Eugene Peterson is a well know Presbyterian theologian that taught for years in the area of spirituality.
He shares in the video interview at the link below some of his wisdom on pastoring, churches and today’s Christian world.
You may also read HERE the transcript of his talk (thanks to my son for this link). Here is a fragment:
BOB ABERNETHY, host: We have a profile today of the writer and retired Presbyterian minister Eugene Peterson. His latest book is “The Pastor,” a memoir that includes Peterson’s concerns about how hard it is for pastors and everyone else to live Christian lives in modern America. Peterson is best known for one of his many earlier books, “The Message,” his translation of the entire Bible into everyday American English. “The Message” has sold more than 15 million copies worldwide.
Peterson lives now in northwestern Montana near Glacier National Park. In late winter it is both majestic and full of life.
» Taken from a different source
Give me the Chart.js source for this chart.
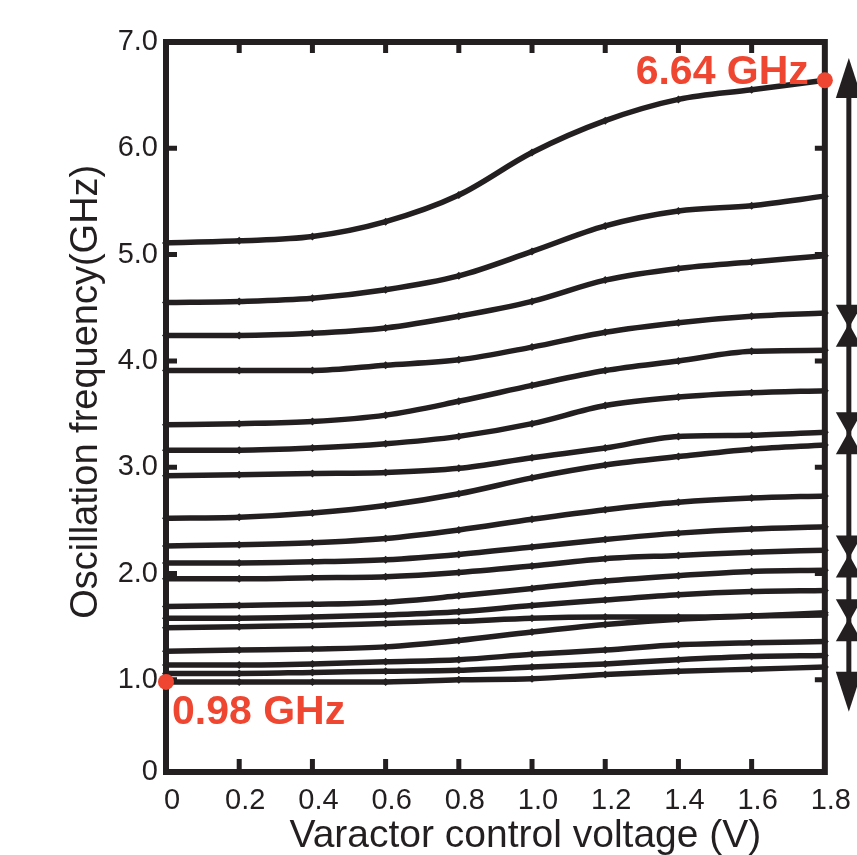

Peterson grew up nearby, in Kalispell in the Flathead Valley. His father was a butcher who built a summer place on Flathead Lake, which Peterson and his wife, Jan, expanded and improved. When we met there, I asked Peterson about his theology, but he said he has little time for anything abstract. He listens for the holy, he said, in people and in the quiet of the place he loves.
EUGENE PETERSON: How do you pay attention to the unheard, the unseen? In a cluttered, noisy, distracted society it’s very hard to do it. A lot of the language in the church—well, not just the church, in religion itself, has to do with trying to figure out the truth of things. What’s true? What’s true? And I’m not really interested in what’s true. I want to know if I can live it. I want to test it out.
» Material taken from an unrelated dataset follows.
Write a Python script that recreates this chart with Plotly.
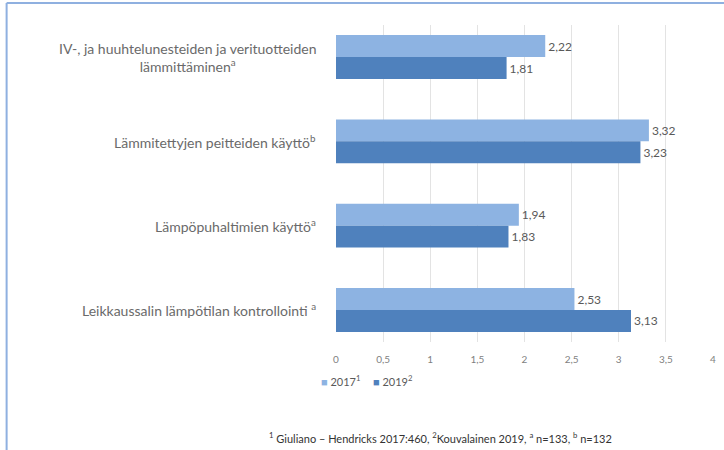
import plotly.graph_objects as go

categories = [
    "IV-, ja huuhtelunesteiden ja verituotteiden<br>lämmittäminen<sup>a</sup>",
    "Lämmitettyjen peitteiden käyttö<sup>b</sup>",
    "Lämpöpuhaltimien käyttö<sup>a</sup>",
    "Leikkaussalin lämpötilan kontrollointi <sup>a</sup>",
]
values_2017 = [2.22, 3.32, 1.94, 2.53]
values_2019 = [1.81, 3.23, 1.83, 3.13]
series_names = ["2017<sup>1</sup>", "2019<sup>2</sup>"]
tick_vals = [0, 0.5, 1, 1.5, 2, 2.5, 3, 3.5, 4]
footnote = "<sup>1</sup> Giuliano – Hendricks 2017:460, <sup>2</sup>Kouvalainen 2019, <sup>a</sup> n=133, <sup>b</sup> n=132"

c17 = "#8db3e2"
c19 = "#4f81bd"
gray = "#595959"
colors = [c17, c19]

fig = go.Figure()
for name, vals, col in [(series_names[0], values_2017, c17), (series_names[1], values_2019, c19)]:
    fig.add_trace(go.Bar(
        y=list(range(len(categories))), x=vals, orientation="h", name=name,
        marker=dict(color=col, line=dict(width=0)),
        text=vals, texttemplate="%{x:.2f}", textposition="outside",
        textfont=dict(size=12, color=gray, family="Lato"), cliponaxis=False,
        showlegend=False,
    ))

annotations = []
for i, c in enumerate(categories):
    annotations.append(dict(
        x=-0.047, xref="paper", y=i, yref="y", text=c, showarrow=False,
        xanchor="right", yanchor="middle", align="center",
        font=dict(size=14, color="#6a6a6a", family="Lato"),
    ))
# legend drawn as compact text entries
legend_x = [-0.045, 0.092]
for name, col, lx in zip(series_names, colors, legend_x):
    annotations.append(dict(
        x=lx, xref="paper", y=-0.12, yref="paper", showarrow=False,
        xanchor="left", yanchor="middle",
        text=f"<span style='color:{col}'>■</span> {name}",
        font=dict(size=11, color=gray, family="Lato"),
    ))
annotations.append(dict(
    x=0.276, xref="paper", y=-0.30, yref="paper", text=footnote, showarrow=False,
    xanchor="center", yanchor="middle", font=dict(size=11, color="#333333", family="Lato"),
))

fig.update_layout(
    width=724, height=450,
    margin=dict(l=336, r=8, t=25, b=108),
    paper_bgcolor="white", plot_bgcolor="white",
    barmode="group", bargap=0.48, bargroupgap=0,
    separators=", ",
    font=dict(family="Lato", color=gray),
    showlegend=False,
    annotations=annotations,
    shapes=[
        dict(type="line", xref="paper", yref="paper", x0=-0.8737, x1=1.03, y0=1.0694, y1=1.0694,
             line=dict(color="#8fb0e0", width=2)),
        dict(type="line", xref="paper", yref="paper", x0=-0.8737, x1=-0.8737, y0=1.0694, y1=-0.36,
             line=dict(color="#8fb0e0", width=2)),
    ],
)
fig.update_xaxes(range=[0, 4], tickvals=tick_vals, tickformat=".1~f",
                 showgrid=True, gridcolor="#e3e3e3", gridwidth=1,
                 zeroline=False, showline=False, ticks="",
                 tickfont=dict(size=10, color="#7f7f7f", family="Lato"),
                 ticklabelstandoff=10, fixedrange=True)
fig.update_yaxes(range=[3.38, -0.38], showticklabels=False, showgrid=False,
                 zeroline=False, showline=False, ticks="", fixedrange=True)

fig.write_html("out.html")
ABERNETHY: Peterson was the founding pastor and for 30 years the minister of Christ Our King Presbyterian Church near Baltimore, Maryland. Because he had been trained as a scholar, he started out giving lectures from the pulpit.
PETERSON: After a couple of years I realized, you know, this isn’t working, and I began to change the way I talked, the way I preached, the way I taught, so I was inviting conversation, and you enter into the soul, the spirit of somebody else by listening to them, not by telling them something. I get asked, what do you miss most about being a pastor? I think it’s the intimacy, the incredible gift of intimacy. You go through death with somebody, with their families, and there’s an intimacy that comes through that that is just incomparable.
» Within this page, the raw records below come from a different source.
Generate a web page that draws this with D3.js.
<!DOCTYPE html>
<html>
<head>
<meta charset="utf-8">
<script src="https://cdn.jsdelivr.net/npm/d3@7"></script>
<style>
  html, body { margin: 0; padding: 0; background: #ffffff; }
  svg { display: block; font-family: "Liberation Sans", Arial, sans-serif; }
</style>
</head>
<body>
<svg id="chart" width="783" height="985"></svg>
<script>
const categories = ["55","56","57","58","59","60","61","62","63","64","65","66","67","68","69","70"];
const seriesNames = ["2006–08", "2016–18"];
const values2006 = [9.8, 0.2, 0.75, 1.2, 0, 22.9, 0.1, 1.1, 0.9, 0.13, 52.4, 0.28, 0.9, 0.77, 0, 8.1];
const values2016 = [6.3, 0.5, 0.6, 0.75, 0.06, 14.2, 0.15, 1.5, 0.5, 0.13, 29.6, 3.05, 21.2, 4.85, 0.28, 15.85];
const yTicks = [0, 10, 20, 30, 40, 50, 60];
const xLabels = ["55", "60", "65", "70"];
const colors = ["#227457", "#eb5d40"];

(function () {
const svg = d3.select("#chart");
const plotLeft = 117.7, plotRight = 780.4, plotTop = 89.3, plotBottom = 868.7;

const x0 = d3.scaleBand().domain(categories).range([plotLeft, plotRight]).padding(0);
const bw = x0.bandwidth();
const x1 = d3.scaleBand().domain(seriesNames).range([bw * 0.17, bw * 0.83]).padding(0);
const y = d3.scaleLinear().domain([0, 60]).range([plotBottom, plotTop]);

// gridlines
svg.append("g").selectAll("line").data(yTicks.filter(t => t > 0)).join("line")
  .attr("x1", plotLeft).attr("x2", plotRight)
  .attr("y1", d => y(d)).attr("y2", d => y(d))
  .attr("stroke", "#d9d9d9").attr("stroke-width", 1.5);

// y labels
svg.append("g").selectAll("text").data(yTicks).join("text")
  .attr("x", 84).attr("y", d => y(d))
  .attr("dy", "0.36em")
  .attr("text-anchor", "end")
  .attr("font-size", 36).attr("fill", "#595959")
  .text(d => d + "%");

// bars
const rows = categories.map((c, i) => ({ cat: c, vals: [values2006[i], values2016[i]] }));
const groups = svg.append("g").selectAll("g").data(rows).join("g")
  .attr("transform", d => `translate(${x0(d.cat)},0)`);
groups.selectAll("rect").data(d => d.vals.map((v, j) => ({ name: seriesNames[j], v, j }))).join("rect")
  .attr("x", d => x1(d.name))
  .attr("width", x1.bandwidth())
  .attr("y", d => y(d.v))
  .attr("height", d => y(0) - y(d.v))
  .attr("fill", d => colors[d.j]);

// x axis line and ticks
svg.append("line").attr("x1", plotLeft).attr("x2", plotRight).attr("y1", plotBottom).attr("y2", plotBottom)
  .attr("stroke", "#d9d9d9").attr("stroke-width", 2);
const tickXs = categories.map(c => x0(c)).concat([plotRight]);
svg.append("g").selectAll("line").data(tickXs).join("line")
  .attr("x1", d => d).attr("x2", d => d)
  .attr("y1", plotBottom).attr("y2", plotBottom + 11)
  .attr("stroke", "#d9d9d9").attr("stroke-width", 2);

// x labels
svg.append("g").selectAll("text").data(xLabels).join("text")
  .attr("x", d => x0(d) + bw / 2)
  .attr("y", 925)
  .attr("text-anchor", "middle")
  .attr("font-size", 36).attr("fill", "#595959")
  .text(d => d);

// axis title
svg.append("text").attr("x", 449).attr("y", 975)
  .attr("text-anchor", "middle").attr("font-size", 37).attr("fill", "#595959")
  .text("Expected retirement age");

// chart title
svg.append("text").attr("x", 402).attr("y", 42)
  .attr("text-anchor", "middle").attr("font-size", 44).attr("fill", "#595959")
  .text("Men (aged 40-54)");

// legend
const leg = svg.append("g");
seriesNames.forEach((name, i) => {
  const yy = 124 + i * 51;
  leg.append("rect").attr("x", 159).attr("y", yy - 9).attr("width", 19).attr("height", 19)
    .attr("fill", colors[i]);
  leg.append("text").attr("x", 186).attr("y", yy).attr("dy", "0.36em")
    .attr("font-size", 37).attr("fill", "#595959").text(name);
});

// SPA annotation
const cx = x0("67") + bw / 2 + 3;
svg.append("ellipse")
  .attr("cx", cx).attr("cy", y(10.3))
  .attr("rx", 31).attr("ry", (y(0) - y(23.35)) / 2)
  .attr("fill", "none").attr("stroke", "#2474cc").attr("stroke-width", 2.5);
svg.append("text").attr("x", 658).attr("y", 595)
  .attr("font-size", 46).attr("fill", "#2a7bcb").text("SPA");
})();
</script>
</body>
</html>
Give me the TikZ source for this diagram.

ABERNETHY: In his 30-some books, one of Peterson’s themes is that there is no way pastors can develop one-on-one relationships with their people if their churches have more than about 500 members.
PETERSON: A pastor in personal relationship is not just trying to find ways to make people feel good, loved, whatever. This is a kingdom life we are living. It has to do with salvation. It has to do with justice. It has to do with compassion, and you can’t do that wholesale. You just can’t.
I love Eugene Peterson’s THE JESUS WAY conversational book … a central point/theme for the Renovare annual conference in 2009.
I love his intellectual honesty and thoughtful way of expressing Biblical knowledge.